News from Africa, Arkansas and Anywhere I happen to be at the moment

Follow me as I "Celebrate the Journey" of my life: Recently in Kisoro Uganda,for three years as a medical missionary(Lay Mission Helper-www.laymissionhelper.org) working with those infected and affected with HIV-AIDS, Public Health and babies at risk. Presently,in Arkansas awaiting my next "Call" to service.

Wednesday, March 07, 2007

March 4, 2007

Dear Friends
I think this is day 18 since I arrived in Uganda and day 9 since I arrived in Mutolere (pronounced MOW-TOE-LAY),Kisoro, where I will be living for the next 3 years. Yet somehow today, March 4th, 2007 feels like the true beginning of my life as a missionary.
I certainly don’t feel any pressure to bring God to these wonderful people, as they possess a deep religious piety that seems less cultural and more genetic, than in any place I have ever been. Whether attending Sunday Mass at the lovely new chapel on the grounds of St. Francis Hospital (where I live and will soon be working), or daily Mass at one of the 3 convents on the grounds, I will find many young men and women (mostly nursing students) singing and praising God with a fervor I have rarely seen..
Br. James, our Franciscan teacher at the Mission House in Los Angeles said “I believe Marie, Diana, Larry and Lynn will allow the people of Uganda to transform them”. I am living that transformation each moment I am in contact with these people of God.
I am blessed with the help of a lovely young woman named Grace, who quietly and gently instructs me in how to survive in a village and shop at the outdoor market while doing my laundry and cleaning my home at the same time.. She is a gem and once she learns how to cook for me and make Ghirardelli chocolate squares I’ll have it made-ha.
Yesterday Grace and I shopped in Kisoro(the town about 4 miles away), just the two of us. It is hard for a city girl to admit, but if not for Grace, I would have been run over by a car, two motorcycles and a truck-load of vegetables being pulled by cows with horns(no, they are not Bulls).
We took a "car for hire”(a taxi) home. I decided that since Grace said she lived “not far” I would treat her to a ride home. Well, that was an experience of a lifetime. First, she must live several miles away from the hospital grounds, down dirt roads that cars rarely travel, through colorful towns full of people and animals everywhere. All the children are waving and laughing, the women carrying babies on their backs and large bundles on their heads. Not sure what the men were doing, probably watching a game wherever TV reception may be-ha.
No TV reception, electricity or running water in these homes. Walking several miles to fetch clean water in containers is common, as well as collecting rain water, which is plentiful at this time of the year.
While driving down this rocky road, Grace stopped the driver as she saw her grandmother walking along the road. What a regal site, all dressed in bright yellow with orange flowers scattered here and there and on her head the headdress that helps balance the basket filled with “eggs”! She joined us in the taxi and after about another mile we finally arrived at their home. (Grace lives alone with her grandmother, while her younger sister is in boarding school).. I was invited to come inside and the taxi driver nodded I should go, so off I went.
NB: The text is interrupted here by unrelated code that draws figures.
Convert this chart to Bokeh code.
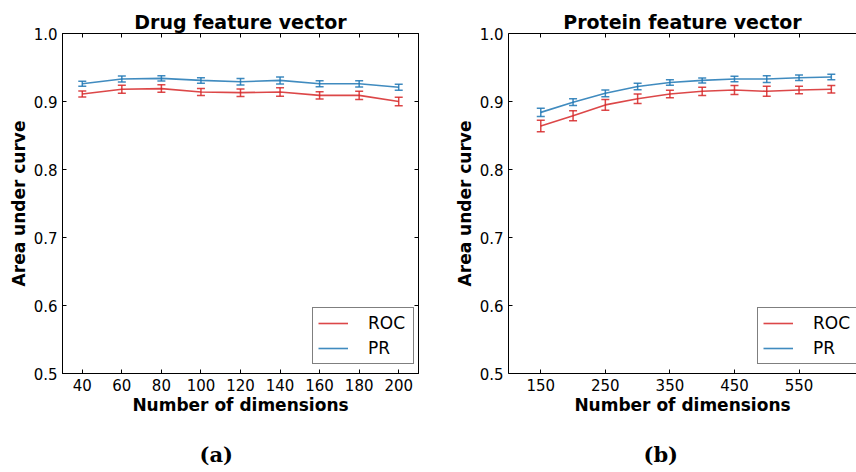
from bokeh.plotting import figure
from bokeh.models import (Range1d, LinearAxis, FixedTicker, PrintfTickFormatter,
                          ColumnDataSource, Whisker, TeeHead, Title)
from bokeh.layouts import row
from bokeh.embed import file_html
from bokeh.resources import INLINE

# ---- data ----
dims_drug = [40, 60, 80, 100, 120, 140, 160, 180, 200]
roc_drug = [0.911, 0.918, 0.919, 0.914, 0.913, 0.914, 0.909, 0.909, 0.900]
roc_drug_err = [0.0045, 0.006, 0.0055, 0.005, 0.0055, 0.0062, 0.0055, 0.0062, 0.0062]
pr_drug = [0.926, 0.933, 0.934, 0.931, 0.929, 0.931, 0.926, 0.926, 0.921]
pr_drug_err = [0.0037, 0.0044, 0.004, 0.004, 0.0048, 0.0052, 0.0044, 0.0046, 0.0044]

dims_protein = [150, 200, 250, 300, 350, 400, 450, 500, 550, 600]
roc_protein = [0.864, 0.879, 0.895, 0.904, 0.911, 0.915, 0.917, 0.915, 0.917, 0.918]
roc_protein_err = [0.0086, 0.0074, 0.008, 0.007, 0.0056, 0.006, 0.0066, 0.0074, 0.0056, 0.0056]
pr_protein = [0.884, 0.899, 0.912, 0.922, 0.928, 0.931, 0.933, 0.933, 0.935, 0.936]
pr_protein_err = [0.006, 0.005, 0.005, 0.0047, 0.004, 0.0037, 0.004, 0.005, 0.004, 0.004]

drug_xticks = [40, 60, 80, 100, 120, 140, 160, 180, 200]
protein_xticks = [150, 250, 350, 450, 550]
yticks = [0.5, 0.6, 0.7, 0.8, 0.9, 1.0]

RED = "#d62728"
BLUE = "#1f77b4"
FONT = "DejaVu Sans"


def style_axis(ax, labels=True):
    ax.axis_line_color = "black"
    ax.major_tick_line_color = "black"
    ax.major_tick_in = 4
    ax.major_tick_out = 0
    ax.minor_tick_line_color = None
    ax.major_label_text_font = FONT
    if labels:
        ax.major_label_text_color = "black"
        ax.major_label_text_font_size = "15px"
        ax.major_label_standoff = 5
    else:
        ax.major_label_text_color = None
        ax.major_label_text_font_size = "1px"
        ax.major_label_standoff = 0
    ax.axis_label_text_font = FONT
    ax.axis_label_text_font_style = "bold"
    ax.axis_label_text_font_size = "17px"
    ax.axis_label_text_color = "black"


def make_panel(title, dims, roc, roc_err, pr, pr_err, xr, xticks, frame_w,
               bl, br, right_axis, caption, cap_off, leg_x):
    p = figure(width=bl + frame_w + br, height=472, frame_width=frame_w, frame_height=340,
               x_range=Range1d(*xr), y_range=Range1d(0.5, 1.0),
               output_backend="svg", toolbar_location=None,
               min_border_left=bl, min_border_right=br, min_border_top=33,
               min_border_bottom=99)
    p.title.text = title
    p.title.align = "center"
    p.title.text_font = FONT
    p.title.text_font_size = "19px"
    p.title.text_font_style = "bold"
    p.title.text_color = "black"
    p.title.standoff = 2
    p.xgrid.visible = False
    p.ygrid.visible = False
    p.outline_line_color = "black" if right_axis else None
    p.background_fill_color = "white"
    p.border_fill_color = "white"

    p.xaxis.ticker = FixedTicker(ticks=xticks)
    p.yaxis.ticker = FixedTicker(ticks=yticks)
    p.yaxis.formatter = PrintfTickFormatter(format="%.1f")
    p.xaxis.axis_label = "Number of dimensions"
    p.yaxis.axis_label = "Area under curve"
    style_axis(p.xaxis[0])
    style_axis(p.yaxis[0])
    p.xaxis.axis_label_standoff = 1
    p.yaxis.axis_label_standoff = 2

    top = LinearAxis(ticker=FixedTicker(ticks=xticks))
    style_axis(top, labels=False)
    p.add_layout(top, "above")
    if right_axis:
        rt = LinearAxis(ticker=FixedTicker(ticks=yticks))
        style_axis(rt, labels=False)
        p.add_layout(rt, "right")

    for vals, errs, col, name in [(roc, roc_err, RED, "ROC"), (pr, pr_err, BLUE, "PR")]:
        src = ColumnDataSource(dict(x=dims, y=vals,
                                    upper=[v + e for v, e in zip(vals, errs)],
                                    lower=[v - e for v, e in zip(vals, errs)]))
        p.line("x", "y", source=src, line_color=col, line_width=1.6, line_alpha=0.85,
               legend_label=name)
        w = Whisker(source=src, base="x", upper="upper", lower="lower",
                    line_color=col, line_width=1.5, line_alpha=0.85,
                    upper_head=TeeHead(size=8, line_color=col, line_width=1.5, line_alpha=0.85),
                    lower_head=TeeHead(size=8, line_color=col, line_width=1.5, line_alpha=0.85))
        p.add_layout(w)

    lg = p.legend[0]
    lg.location = (leg_x, 9)
    lg.border_line_color = "black"
    lg.border_line_width = 1
    lg.background_fill_color = "white"
    lg.background_fill_alpha = 1
    lg.label_text_font = FONT
    lg.label_text_font_size = "17px"
    lg.label_text_color = "black"
    lg.glyph_width = 30
    lg.glyph_height = 20
    lg.label_height = 20
    lg.label_width = 40
    lg.label_standoff = 20
    lg.spacing = 5
    lg.padding = 5
    lg.margin = 0

    cap = Title(text=caption, align="left", offset=cap_off, standoff=45,
                text_font="DejaVu Serif", text_font_style="bold",
                text_font_size="21px", text_color="black")
    p.add_layout(cap, "below")
    return p


p1 = make_panel("Drug feature vector", dims_drug, roc_drug, roc_drug_err, pr_drug, pr_drug_err,
                (30, 210), drug_xticks, 356, 62, 22, True, "(a)", 137, 250)
p2 = make_panel("Protein feature vector", dims_protein, roc_protein, roc_protein_err,
                pr_protein, pr_protein_err, (100, 639), protein_xticks, 348, 68, 0, False,
                "(b)", 135, 249)

layout = row(p1, p2)
open("out.html", "w").write(file_html(layout, INLINE))
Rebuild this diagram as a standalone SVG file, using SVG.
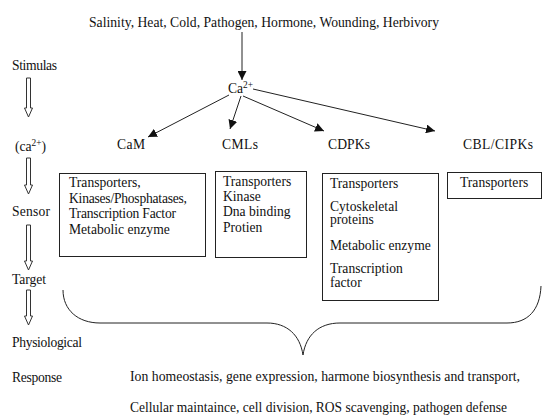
<svg xmlns="http://www.w3.org/2000/svg" width="542" height="417" viewBox="0 0 542 417" font-family="Times New Roman, Liberation Serif, DejaVu Serif, serif" font-size="13.6">
<style>
text{fill:#111}
.bx{fill:#fff;stroke:#222;stroke-width:1}
.ln{stroke:#222;stroke-width:1;fill:none}
.ha{fill:#fff;stroke:#333;stroke-width:1}
.sup{font-size:9.4px}
.lbl{font-size:13.6px}
.big{font-size:13.7px}
</style>
<defs>
<marker id="ah" viewBox="0 0 10 10" refX="10" refY="5" markerWidth="9" markerHeight="9" markerUnits="userSpaceOnUse" orient="auto">
<path d="M0,0 L10,5 L0,10 Z" fill="#111"/>
</marker>
</defs>
<rect width="542" height="417" fill="#fff"/>

<g id="stimuli"><text class="big" x="89" y="27" textLength="350" lengthAdjust="spacingAndGlyphs">Salinity, Heat, Cold, Pathogen, Hormone, Wounding, Herbivory</text></g>
<g id="ca"><text class="lbl" x="228" y="93">Ca<tspan class="sup" dy="-5">2+</tspan></text></g>

<g id="left-labels">
<text x="12" y="70" textLength="45">Stimulas</text>
<text x="15" y="151">(ca<tspan class="sup" dy="-5">2+</tspan><tspan dy="5">)</tspan></text>
<text x="12" y="216" textLength="38">Sensor</text>
<text x="12" y="284" textLength="34">Target</text>
<text x="12" y="347" textLength="70">Physiological</text>
<text x="12" y="382" textLength="50">Response</text>
</g>

<g id="left-arrows">
<polygon class="ha" points="26.5,78 30.5,78 30.5,108 32.5,108 28.5,117 24.5,108 26.5,108"/>
<polygon class="ha" points="26.5,158 30.5,158 30.5,185 32.5,185 28.5,194 24.5,185 26.5,185"/>
<polygon class="ha" points="26.5,225 30.5,225 30.5,261 32.5,261 28.5,270 24.5,261 26.5,261"/>
<polygon class="ha" points="26.5,290 30.5,290 30.5,316 32.5,316 28.5,325 24.5,316 26.5,316"/>
</g>

<g id="sensor-labels">
<text class="lbl" x="117" y="149" textLength="28">CaM</text>
<text class="lbl" x="222" y="149" textLength="36">CMLs</text>
<text class="lbl" x="328" y="149" textLength="42">CDPKs</text>
<text class="lbl" x="463" y="149" textLength="70">CBL/CIPKs</text>
</g>

<g id="connectors">
<line class="ln" x1="242" y1="32" x2="242" y2="80" marker-end="url(#ah)"/>
<line class="ln" x1="229" y1="95" x2="148" y2="137" marker-end="url(#ah)"/>
<line class="ln" x1="241" y1="96" x2="230" y2="129" marker-end="url(#ah)"/>
<line class="ln" x1="243" y1="96" x2="324" y2="131" marker-end="url(#ah)"/>
<line class="ln" x1="253" y1="89" x2="435" y2="131" marker-end="url(#ah)"/>
</g>

<g id="box-cam">
<rect class="bx" x="59.5" y="173.5" width="146" height="83"/>
<text x="69" y="187">Transporters,</text>
<text x="69" y="203" textLength="118">Kinases/Phosphatases,</text>
<text x="69" y="218" textLength="107">Transcription Factor</text>
<text x="69" y="234">Metabolic enzyme</text>
</g>
<g id="box-cmls">
<rect class="bx" x="215.5" y="171.5" width="91" height="86"/>
<text x="223" y="186">Transporters</text>
<text x="223" y="201">Kinase</text>
<text x="223" y="216">Dna binding</text>
<text x="223" y="232">Protien</text>
</g>
<g id="box-cdpks">
<rect class="bx" x="322.5" y="173.5" width="116" height="127"/>
<text x="330" y="188">Transporters</text>
<text x="330" y="211">Cytoskeletal</text>
<text x="330" y="224">proteins</text>
<text x="330" y="250">Metabolic enzyme</text>
<text x="330" y="273">Transcription</text>
<text x="330" y="287">factor</text>
</g>
<g id="box-cbl">
<rect class="bx" x="447.5" y="172.5" width="94" height="26"/>
<text x="460" y="187">Transporters</text>
</g>

<g id="brace">
<path class="ln" stroke="#444" d="M63,290 C63,310 78,323 100,323 L267,323 C287,323 300,335 303,355 C306,335 319,323 340,323 L507,323 C528,323 540,310 541,286"/>
</g>

<g id="response">
<text class="big" x="130" y="381" textLength="390" lengthAdjust="spacingAndGlyphs">Ion homeostasis, gene expression, harmone biosynthesis and transport,</text>
<text class="big" x="130" y="412" textLength="377" lengthAdjust="spacingAndGlyphs">Cellular maintaince, cell division, ROS scavenging, pathogen defense</text>
</g>
</svg>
I entered a very simply dwelling with a table, three plain chairs and bare cement walls. This was home and they were honored to have me there. I was humbled by their openness and generosity of spirit, as I graciously accepted the six eggs they gifted me with and promised to return to visit her grandmother “Catherine” again when I could converse with her in Rufumbira..
Tomorrow I’ll start intensive language training, as the woman and children I will be working with in the Public Health Dept.(specifically the HIV-AIDS Clinic) know very little English.. Only those who have been educated from 3rd. grade to high school speak conversational English.